Soigner par l'hypnose. Sans pendule, ni autre poudre de perlimpimpim. La technique a fait ses preuves depuis le XIXè Siècle. A Rennes, le docteur Claude Virot l'utilise depuis 35 ans pour soigner les douleurs psychiques et physiques de ses patients.
Assis dans un fauteuil, les pieds plaqués au sol, le patient écoute la voix lente et posée, qui lui parle. Le soignant l'invite à inspirer très profondément, à fermer les yeux et à partir pour un voyage imaginaire. "Il y a cet endroit où vous vous sentez bien. Cet endroit que vous aimez regarder."
"Par ces techniques, j’apprends aux gens à se fabriquer une bulle de protection", explique le docteur Claude Virot.
Psychiatre à Rennes, il s’est intéressé à l’hypnose dès son internat et l’utilise depuis. Trente-sept ans de pratique.

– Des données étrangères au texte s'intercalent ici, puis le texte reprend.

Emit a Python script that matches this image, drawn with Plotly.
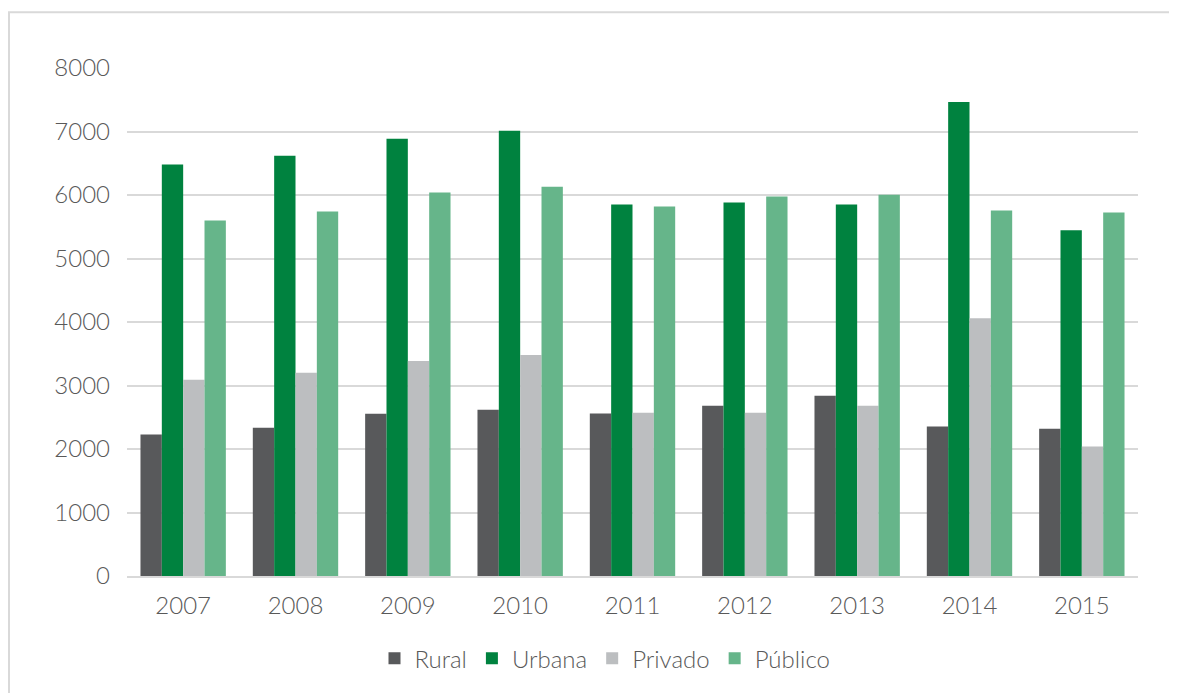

Parfois parler ne suffit pas. Le patient a bien identifié le problème, mais n’arrive plus à accéder à ses compétences pour le surmonter.
Aller chercher les richesses enfouies
"Le mental reste figé sur un événement et ne peut plus en sortir, illustre le psychiatre. En convoquant des images mentales, l’hypnose permet au patient d’imaginer les solutions. Le patient va puiser dans ses propres ressources."
Les crises de panique, les phobies, l’irritabilité, les troubles du sommeil, les dépressions et même les douleurs chroniques peuvent trouver des solutions grâce à des séances d’hypnose.
"J’avais eu une patiente qui avait de grosses douleurs dans la mâchoire. Elle identifiait ça à une barre de fer qui lui traverserait la bouche, raconte Claude Virot. Je lui ai donc demandé d’imaginer comment faire sortir cette barre de sa bouche. Et elle l’a tellement bien imaginé que la douleur a disparu."
Bien sûr, si la douleur est causée par un vrai problème physique, elle reviendra. Il faudra alors à nouveaau avoir recours à l’hypnose.
"Sur le plan scientifique, l'hypnose nous échappe"
Campé dans son fauteuil, son regard est rieur. Le mystère et l’incompréhension qui flottent autour de cette pratique semble amuser le docteur Virot. A la question "Comment fonctionne l’hypnose ?", il s’esclaffe : "Personne ne sait. Sur le plan scientifique, ça nous échappe."
L’hypnose est un état de conscience modifié. En d'autres termes, la personne en état d’hypnose ne fonctionne plus selon ses schémas de pensée habituels. "L’hypnose permet de nous extraire de l’environnement pour nous concentrer sur notre monde intérieur". Le patient puise alors dans des ressources auxquelles il n’a pas accès en état d’éveil.
Le Docteur Virot éclaire ses propos par le cas d’une patiente, souffrant de dépression depuis cinq ans. Ses problèmes avaient commencé quelque temps après la mort de son père. Après maintes hospitalisations et de mulptiples traitements médicamenteux, elle se tourne vers l’hypnose.
"Elle a enfin accepté de faire le lien entre sa dépression et la mort de son père. Jusque-là, elle pensait avoir digéré ce décès, témoigne Claude Virot. Dès la première consultation, elle s’est sentie plus tranquille, plus calme et a cessé de penser en permanence à son père. Après la seconde séance, elle a pu se rendre sur la tombe. Elle ne l’avait encore jamais fait."
Les angoisses, la dépression sont des signaux qu’un truc n’a pas été résolu
"Beaucoup de patients consultent suite à des deuils, affirme Claude Virot. Les professionnels de santé ne savent pas s’occuper des deuils. Moi je m’occupe des gens avec leurs morts." Le psychiatre réfléchit, pèse ses mots. Il se concentre à mesure qu’il triture ses lunettes.
"Les angoisses, la dépression sont des signaux qu’un truc n’a pas été résolu, analyse-t-il. Parfois décrypter ces informations s’avère facile, parfois c’est très flou."
La psychiatrie et le Covid
Impossible d'interroger un psychiatre en cette période de Covid sans aborder les angoisses chariées par la crise sanitaire.
Le Covid n’a pas augmenté le nombre de patients, mais il complique encore les choses. Quatre patients sur cinq me parlent du Covid, même s’ils ne consultent pas pour ça.
Les personnes consultent parce qu’elles sont bloquées dans des "impasses mentales". "Le Covid fige encore plus des situations déjà figées, regrette le psychiatre. En temps normal, les personnes ont des ressources naturelles pour surmonter des difficultés : le sport, les copains, les promenades, les proches, le cinéma… Actuellement, il n’y a plus aucune ressource disponible."
Et de conclure : "Notre flux naturel de vie est perturbée. En temps normal, un être vivant reçoit de l'énergie, la recycle et en fait autre chose. Là le flux s'est arrêté."